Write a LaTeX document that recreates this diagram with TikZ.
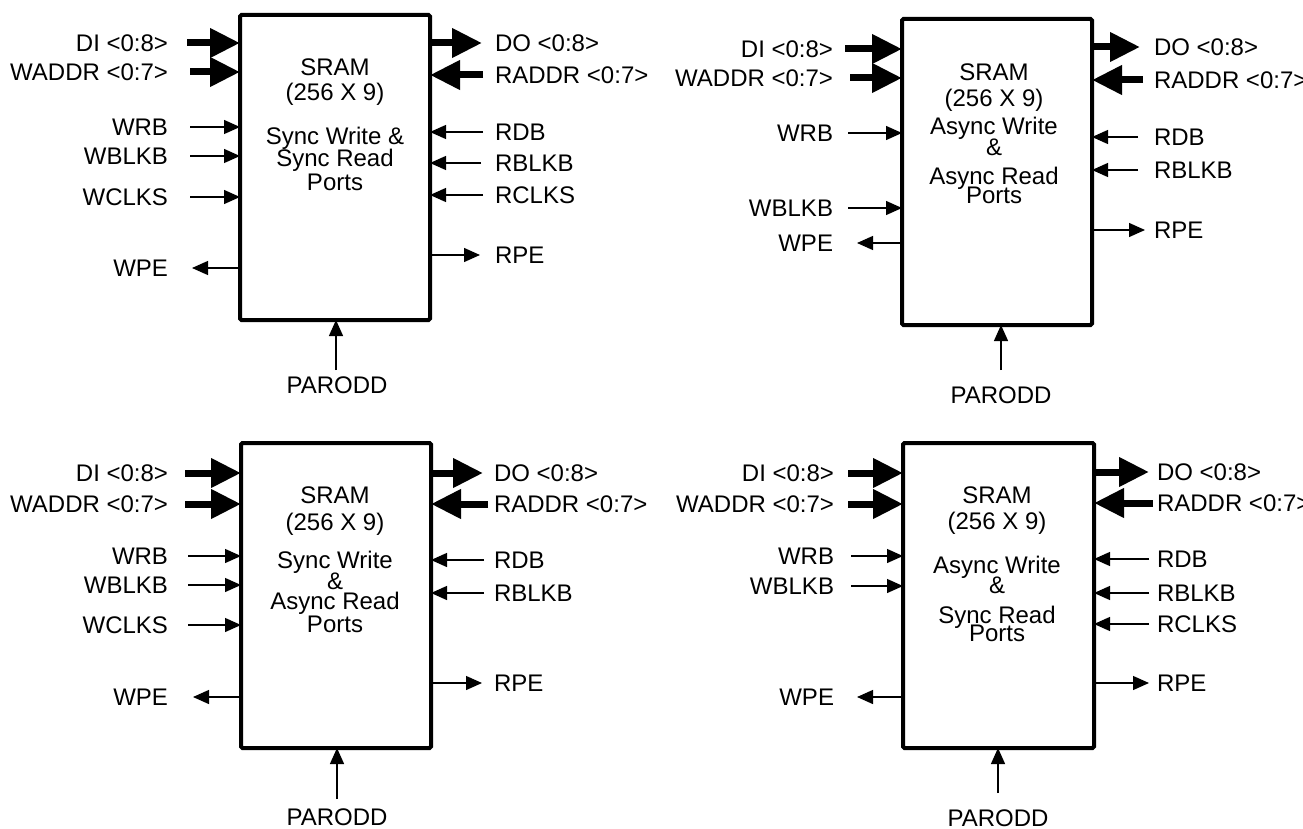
\documentclass[tikz,border=0pt]{standalone}
\usepackage{fontspec}
\setmainfont{Liberation Sans}
\usetikzlibrary{arrows.meta}
\begin{document}
\begin{tikzpicture}[x=1pt,y=-1pt,
  every node/.style={font=\fontsize{24}{26}\selectfont, inner sep=0pt, outer sep=0pt},
  blk/.style={draw, line width=4pt, rounded corners=1.5pt, inner sep=0pt, outer sep=0pt},
  bus/.style={line width=7pt, -{Triangle[length=30pt,width=28pt]}},
  wire/.style={line width=1.3pt, -{Triangle[length=16pt,width=14pt]}},
  lblL/.style={anchor=base east},
  lblR/.style={anchor=base west},
  txt/.style={anchor=base}]
\useasboundingbox (0,0) rectangle (1303,829);

% ---------------- Block 1 ----------------
\node[blk, minimum width=190pt, minimum height=305pt] (B1) at (335,167.5) {};
\node[txt] (b1t1) at (335,75.5) {SRAM};
\node[txt] (b1t2) at (335,100.5) {(256 X 9)};
\node[txt] (b1t3) at (335,145) {Sync Write \&};
\node[txt] (b1t4) at (335,167) {Sync Read};
\node[txt] (b1t5) at (335,191) {Ports};
% left
\node[lblL] (b1l1) at (168,51.5) {DI <0:8>};
\node[lblL] (b1l2) at (168,80.5) {WADDR <0:7>};
\node[lblL] (b1l3) at (168,135.5) {WRB};
\node[lblL] (b1l4) at (168,164.5) {WBLKB};
\node[lblL] (b1l5) at (168,205.5) {WCLKS};
\node[lblL] (b1l6) at (168,276.5) {WPE};
\coordinate (b1c1) at (187,43);
\coordinate (b1c2) at (190,72);
\coordinate (b1c3) at (190,127);
\coordinate (b1c4) at (190,156);
\coordinate (b1c5) at (190,197);
\coordinate (b1c6) at (192,268);
\draw[bus] (b1c1) -- (b1c1 -| B1.west);
\draw[bus] (b1c2) -- (b1c2 -| B1.west);
\draw[wire] (b1c3) -- (b1c3 -| B1.west);
\draw[wire] (b1c4) -- (b1c4 -| B1.west);
\draw[wire] (b1c5) -- (b1c5 -| B1.west);
\draw[wire] (b1c6 -| B1.west) -- (b1c6);
% right
\node[lblR] (b1r1) at (495,51.5) {DO <0:8>};
\node[lblR] (b1r2) at (495,83.5) {RADDR <0:7>};
\node[lblR] (b1r3) at (495,140.5) {RDB};
\node[lblR] (b1r4) at (495,171.5) {RBLKB};
\node[lblR] (b1r5) at (495,203.5) {RCLKS};
\node[lblR] (b1r6) at (495,263.5) {RPE};
\coordinate (b1d1) at (482,43);
\coordinate (b1d2) at (483,75);
\coordinate (b1d3) at (483,132);
\coordinate (b1d4) at (481,163);
\coordinate (b1d5) at (483,195);
\coordinate (b1d6) at (480,255);
\draw[bus] (b1d1 -| B1.east) -- (b1d1);
\draw[bus] (b1d2) -- (b1d2 -| B1.east);
\draw[wire] (b1d3) -- (b1d3 -| B1.east);
\draw[wire] (b1d4) -- (b1d4 -| B1.east);
\draw[wire] (b1d5) -- (b1d5 -| B1.east);
\draw[wire] (b1d6 -| B1.east) -- (b1d6);
% bottom
\node[txt] (b1p) at (337,393.5) {PARODD};
\coordinate (b1pc) at (336,370);
\draw[wire] (b1pc) -- (b1pc |- B1.south);

% ---------------- Block 2 ----------------
\node[blk, minimum width=190pt, minimum height=306pt] (B2) at (997,172) {};
\node[txt] (b2t1) at (994,80.5) {SRAM};
\node[txt] (b2t2) at (994,106.5) {(256 X 9)};
\node[txt] (b2t3) at (994,135) {Async Write};
\node[txt] (b2t4) at (994,155.5) {\&};
\node[txt] (b2t5) at (994,185) {Async Read};
\node[txt] (b2t6) at (994,203.5) {Ports};
% left
\node[lblL] (b2l1) at (833,57.5) {DI <0:8>};
\node[lblL] (b2l2) at (833,86.5) {WADDR <0:7>};
\node[lblL] (b2l3) at (833,141.5) {WRB};
\node[lblL] (b2l4) at (833,216.5) {WBLKB};
\node[lblL] (b2l5) at (833,251.5) {WPE};
\coordinate (b2c1) at (845,49);
\coordinate (b2c2) at (850,78);
\coordinate (b2c3) at (848,133);
\coordinate (b2c4) at (848,208);
\coordinate (b2c5) at (857,243);
\draw[bus] (b2c1) -- (b2c1 -| B2.west);
\draw[bus] (b2c2) -- (b2c2 -| B2.west);
\draw[wire] (b2c3) -- (b2c3 -| B2.west);
\draw[wire] (b2c4) -- (b2c4 -| B2.west);
\draw[wire] (b2c5 -| B2.west) -- (b2c5);
% right
\node[lblR] (b2r1) at (1154,55.5) {DO <0:8>};
\node[lblR] (b2r2) at (1154,88.5) {RADDR <0:7>};
\node[lblR] (b2r3) at (1154,145.5) {RDB};
\node[lblR] (b2r4) at (1154,178.5) {RBLKB};
\node[lblR] (b2r5) at (1154,238.5) {RPE};
\coordinate (b2d1) at (1140,47);
\coordinate (b2d2) at (1143,80);
\coordinate (b2d3) at (1138,137);
\coordinate (b2d4) at (1138,170);
\coordinate (b2d5) at (1145,230);
\draw[bus] (b2d1 -| B2.east) -- (b2d1);
\draw[bus] (b2d2) -- (b2d2 -| B2.east);
\draw[wire] (b2d3) -- (b2d3 -| B2.east);
\draw[wire] (b2d4) -- (b2d4 -| B2.east);
\draw[wire] (b2d5 -| B2.east) -- (b2d5);
% bottom
\node[txt] (b2p) at (1001,403.5) {PARODD};
\coordinate (b2pc) at (1001,370);
\draw[wire] (b2pc) -- (b2pc |- B2.south);

% ---------------- Block 3 ----------------
\node[blk, minimum width=190pt, minimum height=305pt] (B3) at (336,595.5) {};
\node[txt] (b3t1) at (335,503.5) {SRAM};
\node[txt] (b3t2) at (335,530) {(256 X 9)};
\node[txt] (b3t3) at (335,568) {Sync Write};
\node[txt] (b3t4) at (335,589.5) {\&};
\node[txt] (b3t5) at (335,609) {Async Read};
\node[txt] (b3t6) at (335,632.5) {Ports};
% left
\node[lblL] (b3l1) at (168,481.5) {DI <0:8>};
\node[lblL] (b3l2) at (168,512.5) {WADDR <0:7>};
\node[lblL] (b3l3) at (168,564.5) {WRB};
\node[lblL] (b3l4) at (168,593.5) {WBLKB};
\node[lblL] (b3l5) at (168,633.5) {WCLKS};
\node[lblL] (b3l6) at (168,705.5) {WPE};
\coordinate (b3c1) at (185,473);
\coordinate (b3c2) at (185,504);
\coordinate (b3c3) at (188,556);
\coordinate (b3c4) at (188,585);
\coordinate (b3c5) at (188,625);
\coordinate (b3c6) at (193,697);
\draw[bus] (b3c1) -- (b3c1 -| B3.west);
\draw[bus] (b3c2) -- (b3c2 -| B3.west);
\draw[wire] (b3c3) -- (b3c3 -| B3.west);
\draw[wire] (b3c4) -- (b3c4 -| B3.west);
\draw[wire] (b3c5) -- (b3c5 -| B3.west);
\draw[wire] (b3c6 -| B3.west) -- (b3c6);
% right
\node[lblR] (b3r1) at (494,481.5) {DO <0:8>};
\node[lblR] (b3r2) at (494,512.5) {RADDR <0:7>};
\node[lblR] (b3r3) at (494,568.5) {RDB};
\node[lblR] (b3r4) at (494,601.5) {RBLKB};
\node[lblR] (b3r5) at (494,691.5) {RPE};
\coordinate (b3d1) at (483,473);
\coordinate (b3d2) at (488,504);
\coordinate (b3d3) at (484,560);
\coordinate (b3d4) at (484,593);
\coordinate (b3d5) at (482,683);
\draw[bus] (b3d1 -| B3.east) -- (b3d1);
\draw[bus] (b3d2) -- (b3d2 -| B3.east);
\draw[wire] (b3d3) -- (b3d3 -| B3.east);
\draw[wire] (b3d4) -- (b3d4 -| B3.east);
\draw[wire] (b3d5 -| B3.east) -- (b3d5);
% bottom
\node[txt] (b3p) at (337,825.5) {PARODD};
\coordinate (b3pc) at (337,799);
\draw[wire] (b3pc) -- (b3pc |- B3.south);

% ---------------- Block 4 ----------------
\node[blk, minimum width=191pt, minimum height=305pt] (B4) at (998.5,595.5) {};
\node[txt] (b4t1) at (997,503.5) {SRAM};
\node[txt] (b4t2) at (997,529.5) {(256 X 9)};
\node[txt] (b4t3) at (997,573) {Async Write};
\node[txt] (b4t4) at (997,593.5) {\&};
\node[txt] (b4t5) at (997,623) {Sync Read};
\node[txt] (b4t6) at (997,641.5) {Ports};
% left
\node[lblL] (b4l1) at (834,481.5) {DI <0:8>};
\node[lblL] (b4l2) at (834,512.5) {WADDR <0:7>};
\node[lblL] (b4l3) at (834,564.5) {WRB};
\node[lblL] (b4l4) at (834,594.5) {WBLKB};
\node[lblL] (b4l5) at (834,705.5) {WPE};
\coordinate (b4c1) at (848,473);
\coordinate (b4c2) at (848,504);
\coordinate (b4c3) at (851,556);
\coordinate (b4c4) at (851,586);
\coordinate (b4c5) at (857,697);
\draw[bus] (b4c1) -- (b4c1 -| B4.west);
\draw[bus] (b4c2) -- (b4c2 -| B4.west);
\draw[wire] (b4c3) -- (b4c3 -| B4.west);
\draw[wire] (b4c4) -- (b4c4 -| B4.west);
\draw[wire] (b4c5 -| B4.west) -- (b4c5);
% right
\node[lblR] (b4r1) at (1157,480.5) {DO <0:8>};
\node[lblR] (b4r2) at (1157,511.5) {RADDR <0:7>};
\node[lblR] (b4r3) at (1157,567.5) {RDB};
\node[lblR] (b4r4) at (1157,601.5) {RBLKB};
\node[lblR] (b4r5) at (1157,632.5) {RCLKS};
\node[lblR] (b4r6) at (1157,691.5) {RPE};
\coordinate (b4d1) at (1149,472);
\coordinate (b4d2) at (1153,503);
\coordinate (b4d3) at (1149,559);
\coordinate (b4d4) at (1149,593);
\coordinate (b4d5) at (1149,624);
\coordinate (b4d6) at (1149,683);
\draw[bus] (b4d1 -| B4.east) -- (b4d1);
\draw[bus] (b4d2) -- (b4d2 -| B4.east);
\draw[wire] (b4d3) -- (b4d3 -| B4.east);
\draw[wire] (b4d4) -- (b4d4 -| B4.east);
\draw[wire] (b4d5) -- (b4d5 -| B4.east);
\draw[wire] (b4d6 -| B4.east) -- (b4d6);
% bottom
\node[txt] (b4p) at (998,826.5) {PARODD};
\coordinate (b4pc) at (998,793);
\draw[wire] (b4pc) -- (b4pc |- B4.south);
\end{tikzpicture}
\end{document}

★ ★ ★

▶ **Exercise brief**: Look at the listing and set down only the lines from its start through the line with "(0,0) rectangle (1303,829);", word for word and without pictures.

▶ **In response**:
Write a LaTeX document that recreates this diagram with TikZ.
\documentclass[tikz,border=0pt]{standalone}
\usepackage{fontspec}
\setmainfont{Liberation Sans}
\usetikzlibrary{arrows.meta}
\begin{document}
\begin{tikzpicture}[x=1pt,y=-1pt,
  every node/.style={font=\fontsize{24}{26}\selectfont, inner sep=0pt, outer sep=0pt},
  blk/.style={draw, line width=4pt, rounded corners=1.5pt, inner sep=0pt, outer sep=0pt},
  bus/.style={line width=7pt, -{Triangle[length=30pt,width=28pt]}},
  wire/.style={line width=1.3pt, -{Triangle[length=16pt,width=14pt]}},
  lblL/.style={anchor=base east},
  lblR/.style={anchor=base west},
  txt/.style={anchor=base}]
\useasboundingbox (0,0) rectangle (1303,829);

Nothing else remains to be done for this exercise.